The author then observes “The above episode not only points to the Sufis’ interest in conversion, but also the occasional tension in their relationship with the rulers. Significantly, the religious divines at times took rigid shar’I position and wanted things to be different from what the rulers were comfortable with. Indeed on several issues the kings are found to be taking a liberal position despite pressure from the ‘orthodox party’.”

Raziuddin, giving several examples concludes, “that there was hardly any serious and systematic attempt on the part of the rulers to implement the shari’at as the law of the land, destroy places of worship of non-Muslims, convert them to Islam, or even collect jizya on a regular basis. Yet the ulama and the Sufis portrayed them as the ideal Muslim rulers, and ignored or legitimized many of their acts of omission and commission.”

Thus it can be seen that many Sufi saints and ulama also knew the constraints within which a Muslim ruler had to rule. They may pressurize the king but also then realize the reality and support the king and his rule. If some ulama persisted there were reasons other than religious. They may do so to either create their own power centre or yet for some acts of omission or commission earning displeasure of the king. Human behavior, one should remember, is much more complex and has hidden motives.

Raziuddin also points out that relationship between Sufis and rulers were based on mutual interests – “a relationship which recognized the equal status of the Sufis and the rulers if not the superiority of the former though claims to the effect were often made-served as legitimizers of the political authorities. They prayed for the continuation of the ‘just’ rule of the sovereign.” The Sufis praised for rulers, with whom they had cordial relationship, in their assembly for their piety, justice etc.

Further on the author also points out from the sources that there were even instances of kings or rulers purchasing badshahat (kinghood) from Sufis. He quotes the episode of in which the founder of the Lodi kingdom purchased badshahat of Delhi from a Sufi of Samana. According to Rizqullah Mushtaqi, “once three men came to Hindustan in connection with their trade. On their way back, they halted in the town of Samana. All the three men Ballu (Bahlul), Firuz Khan and Qutb Khan paid a visit to Saiyid Abban, who was absorbed in the thought of God, and possessed spiritual power and was known for his saintliness. As they sat down, the saint said: ‘I sell the throne of Delhi for two thousand tankas, is anybody willing to purchase it.” The Ballu had only one thousand and six hundred and the Sahykh accepted it. The Shaykh then said you can go, the badshahat of Delhi has been bestowed on you.

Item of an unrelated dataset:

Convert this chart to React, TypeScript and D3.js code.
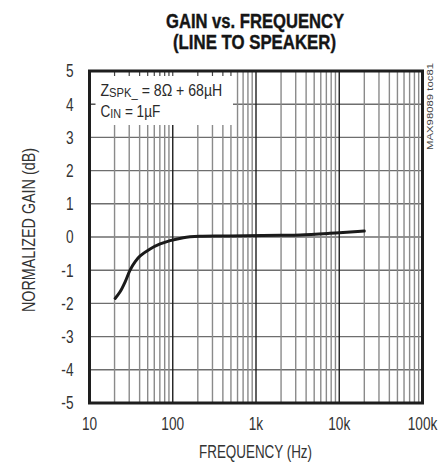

His other colleagues criticized him for giving away the entire sum he possessed. But Behlul somehow had his own conviction. But other historians point out Bahlul himself was not a trader, his ancestors were and they visited Hindustan for trade. Whatever, Bahlul had conviction that the Shaykh’s blessings would earn him badshahat of Hindustan.

Fiazuddin has also recorded instances of cordial relations between the Sufis and Hindu saints. He writes, “Abdul Quddus and other Sufis of the Chishti silsila were not exceptional in their willingness to learn from the Indian spiritual traditions. Saiyid Muhammad Ghaus Gwaliari, a leading shaykh of the Shattari order, popularized Hindu mystical practices through his translation of the Amritkund and drew attention to the similarities in the mystical terminology of Muslims and Hindus. In fact, according to the author, several versions of the Amritkund in Persian and Arabic known as Hauz-ul-Hayat or Bahrul Hayati were already in circulation in the Sufi circle of the period.

Thus it will be seen that the book by Raziuddin will be found to be a significant contribution to the understanding of role of Sufis and their influence not only on rulers but also on Hindu-Muslim relations. Apart from scholars of medieval Sultanate period the book will be useful for general readers as well. The Book is a result of original painstaking research.